Wilhelm Max Müller

Wilhelm Max Müller (15 May 1862 – July 1919) was an American orientalist.

Biography

He was born at Gleißenberg, Germany, the son of Friedrich Max Müller and the grandson of German romantic poet Wilhelm Müller. He was educated at Erlangen, Berlin, Munich, and Leipzig, where he received his Ph.D. He was one of the last students of the Egyptologist Georg Ebers.[1]

Müller emigrated to the United States in 1888. He was a professor at the Reformed Episcopal Seminary in Philadelphia beginning in 1890. During several years (1904, 1906, 1910), he engaged in archaeological work in Egypt for the Carnegie Institution. He lectured on Egyptology at the University of Pennsylvania, and purchased papyri in Egypt for the University Museum.
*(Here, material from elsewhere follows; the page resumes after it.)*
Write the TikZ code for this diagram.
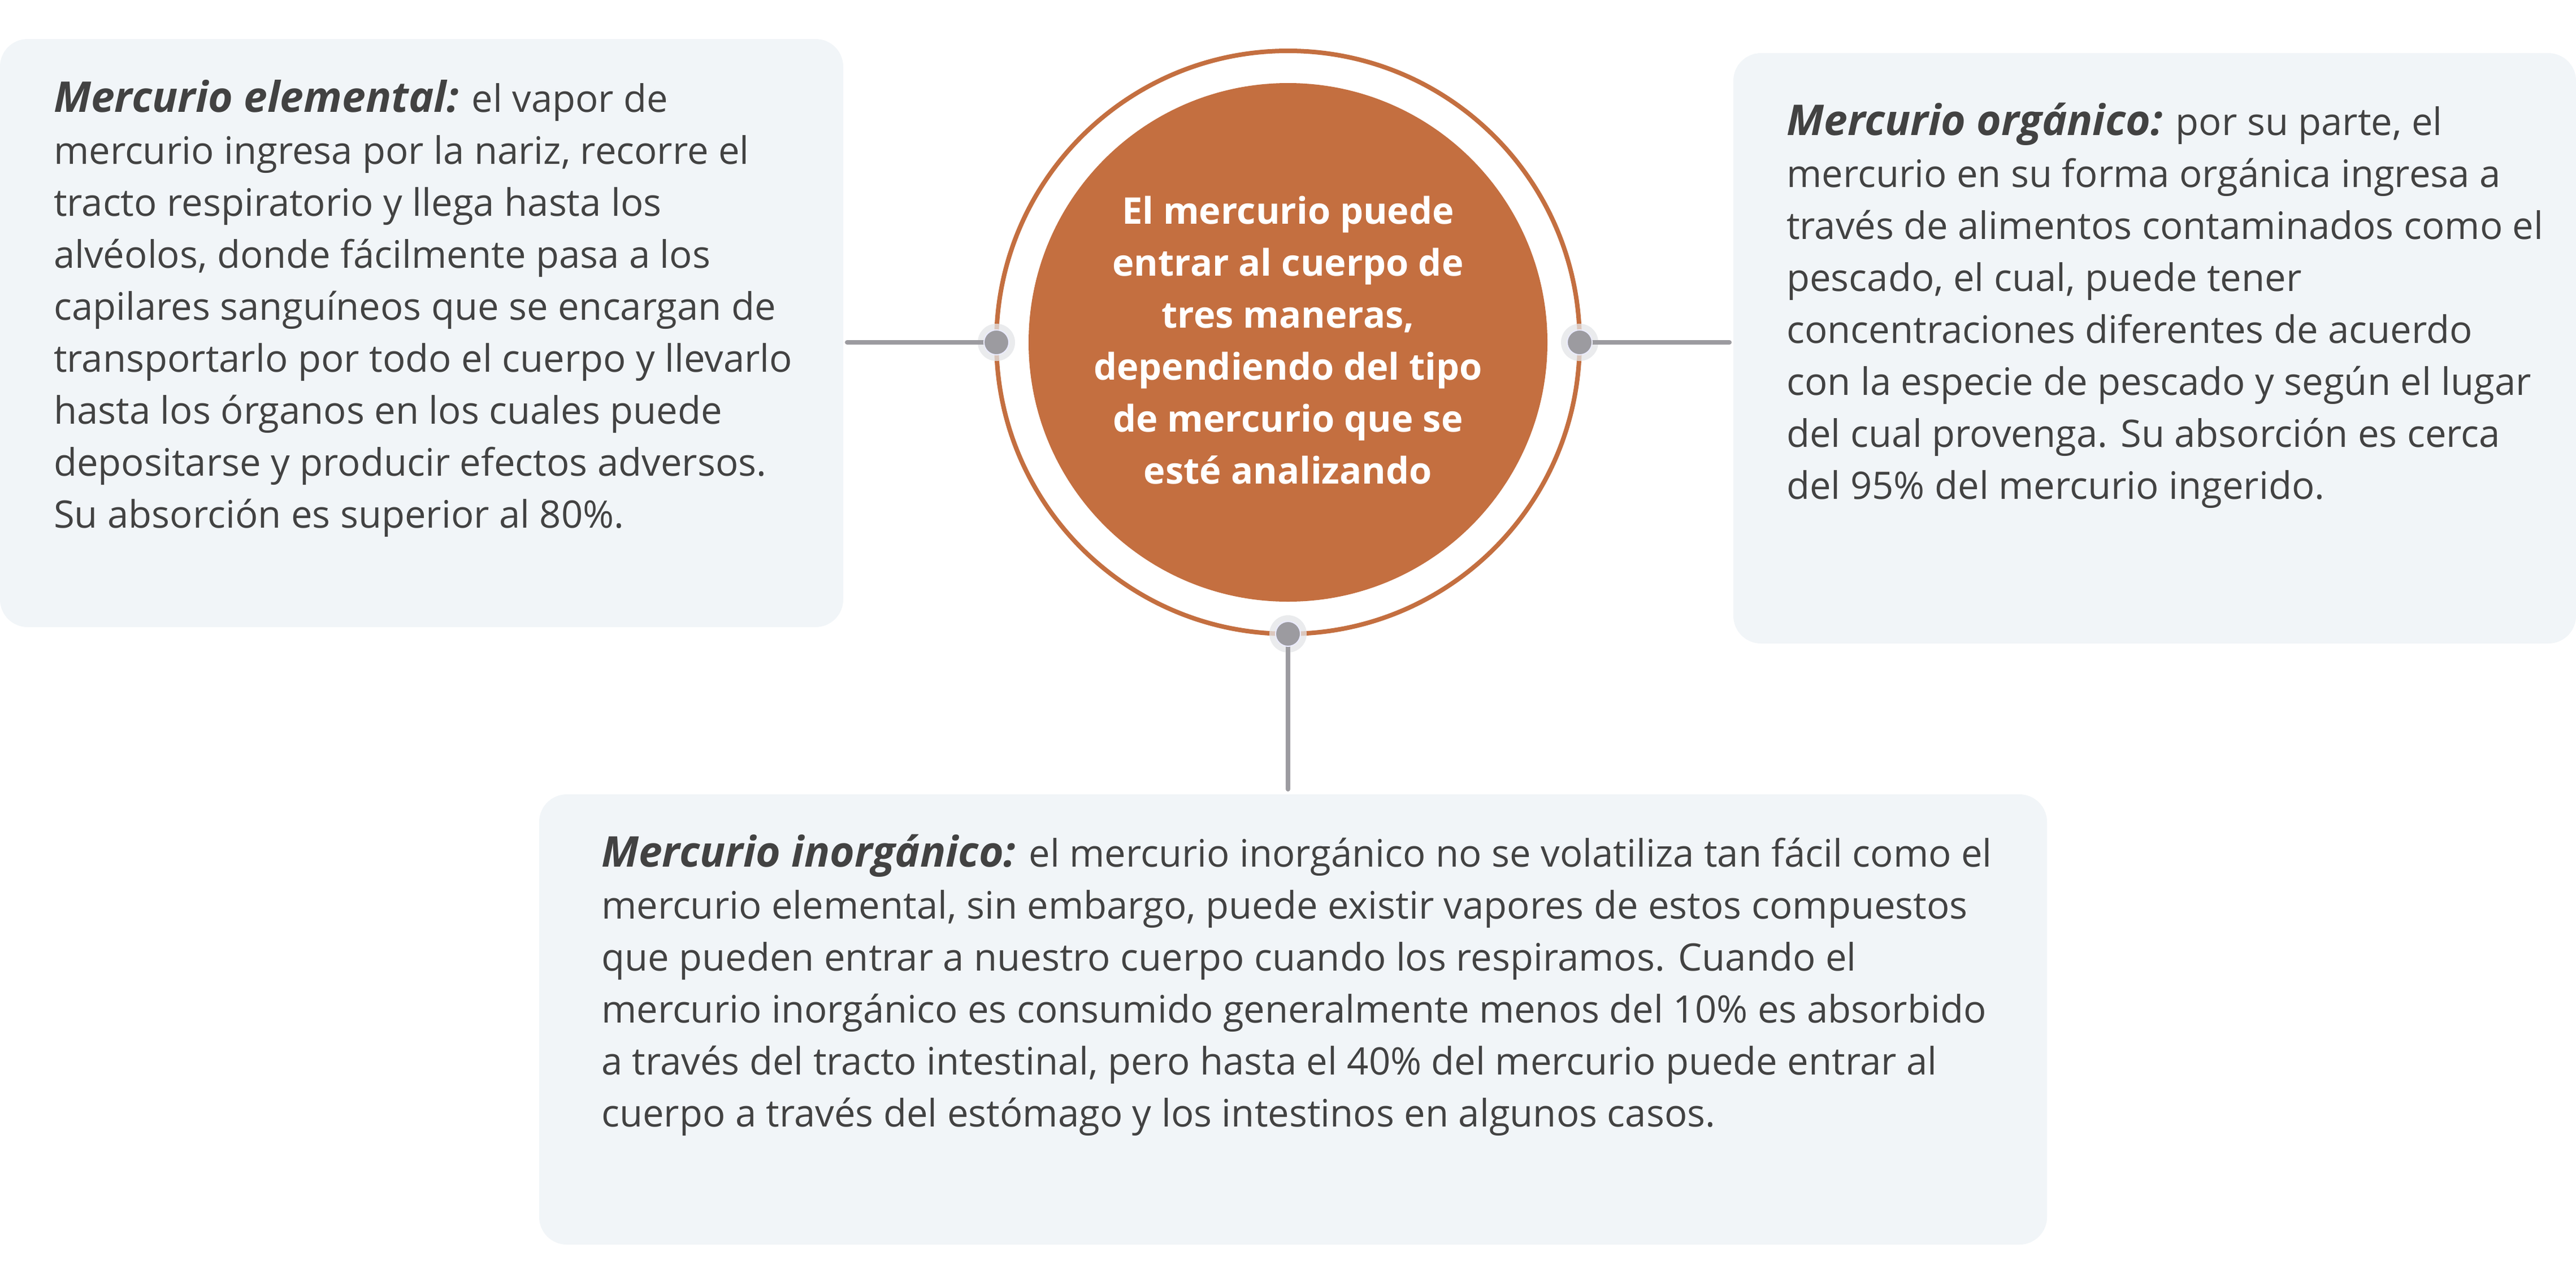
\documentclass[tikz,border=0pt]{standalone}
\usepackage{fontspec}
\setmainfont{Open Sans}
\definecolor{txtc}{HTML}{424242}
\definecolor{boxc}{HTML}{F1F5F8}
\definecolor{orng}{HTML}{C46F40}
\definecolor{dotc}{HTML}{9C9BA0}
\definecolor{haloc}{HTML}{E4E5E8}
\tikzset{
  infobox/.style={rectangle, fill=boxc, rounded corners=49pt, anchor=north west, inner sep=0pt, outer sep=0pt},
  bodytxt/.style={anchor=base west, align=left, inner sep=0pt, text=txtc, font={\fontsize{67}{92}\selectfont}},
  centertxt/.style={anchor=base, align=center, inner sep=0pt, text=white, font={\fontsize{65}{92}\selectfont\bfseries}},
  halo/.style={circle, fill=haloc, fill opacity=0.75, minimum size=66pt, inner sep=0pt, outer sep=0pt},
  dotn/.style={circle, fill=dotc, draw=blue!8, line width=2pt, minimum size=44pt, inner sep=0pt, outer sep=0pt},
  conn/.style={draw=dotc, line width=8pt, line cap=round},
}
\newcommand{\ttl}[1]{{\fontsize{75}{92}\selectfont\bfseries\itshape #1}}
\begin{document}
\begin{tikzpicture}[x=1pt,y=-1pt]
\useasboundingbox[fill=white] (0,0) rectangle (4558,2247);
% boxes
\node[infobox, minimum width=1492pt, minimum height=1041pt] (lbox) at (0,69) {};
\node[infobox, minimum width=1491pt, minimum height=1045pt] (rbox) at (3067,94) {};
\node[infobox, minimum width=2668pt, minimum height=797pt] (bbox) at (954,1406) {};
% circle
\node[circle, draw=orng, line width=8pt, minimum size=1032pt, inner sep=0pt, outer sep=0pt] (ring) at (2279,606) {};
\node[circle, fill=orng, minimum size=918pt, inner sep=0pt, outer sep=0pt] (core) at (ring.center) {};
% dots
\node[halo] (hl) at (ring.west) {};
\node[halo] (hr) at (ring.east) {};
\node[halo] (hb) at (ring.south) {};
% connectors
\draw[conn, shorten >=7pt] (hl.center) -- (hl.center -| lbox.east);
\draw[conn, shorten >=7pt] (hr.center) -- (hr.center -| rbox.west);
\draw[conn, shorten >=9pt] (hb.center) -- (hb.center |- bbox.north);
\node[dotn] (dl) at (hl.center) {};
\node[dotn] (dr) at (hr.center) {};
\node[dotn] (db) at (hb.center) {};
% texts (anchor = baseline of last line)
\node[bodytxt] (ltext) at (95,934) {\ttl{Mercurio elemental:} el vapor de\\
mercurio ingresa por la nariz, recorre el\\
tracto respiratorio y llega hasta los\\
alvéolos, donde fácilmente pasa a los\\
capilares sanguíneos que se encargan de\\
transportarlo por todo el cuerpo y llevarlo\\
hasta los órganos en los cuales puede\\
depositarse y producir efectos adversos.\\
Su absorción es superior al 80\%.};
\node[bodytxt] (rtext) at (3161,883) {\ttl{Mercurio orgánico:} por su parte, el\\
mercurio en su forma orgánica ingresa a\\
través de alimentos contaminados como el\\
pescado, el cual, puede tener\\
concentraciones diferentes de acuerdo\\
con la especie de pescado y según el lugar\\
del cual provenga. Su absorción es cerca\\
del 95\% del mercurio ingerido.};
\node[bodytxt] (btext) at (1064,1994) {\ttl{Mercurio inorgánico:} el mercurio inorgánico no se volatiliza tan fácil como el\\
mercurio elemental, sin embargo, puede existir vapores de estos compuestos\\
que pueden entrar a nuestro cuerpo cuando los respiramos. Cuando el\\
mercurio inorgánico es consumido generalmente menos del 10\% es absorbido\\
a través del tracto intestinal, pero hasta el 40\% del mercurio puede entrar al\\
cuerpo a través del estómago y los intestinos en algunos casos.};
\node[centertxt] (ctext) at (2279,856) {El mercurio puede\\
entrar al cuerpo de\\
tres maneras,\\
dependiendo del tipo\\
de mercurio que se\\
esté analizando};
\end{tikzpicture}
\end{document}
He died in a drowning accident in Wildwood, New Jersey, in July 1919.

Works

He was a contributor to the Encyclopædia Biblica and the Jewish Encyclopædia. After 1905 he served as joint editor of the Gesenius Hebrew Dictionary. He wrote on the identification of Keftiu and concluded that it could not be Phoenicia.

Further reading

On his involvement with the acquisition and early organization of the papyri and related materials in the Egyptology collection at the University of Pennsylvania Museum, see John R. Abercrombie. "A History of the acquisition of papyri and related written material in the University Museum". University of Pennsylvania. 

Notes

  1. "MÜLLER, W. Max". Who's Who. Vol. 59. 1907. p. 1273.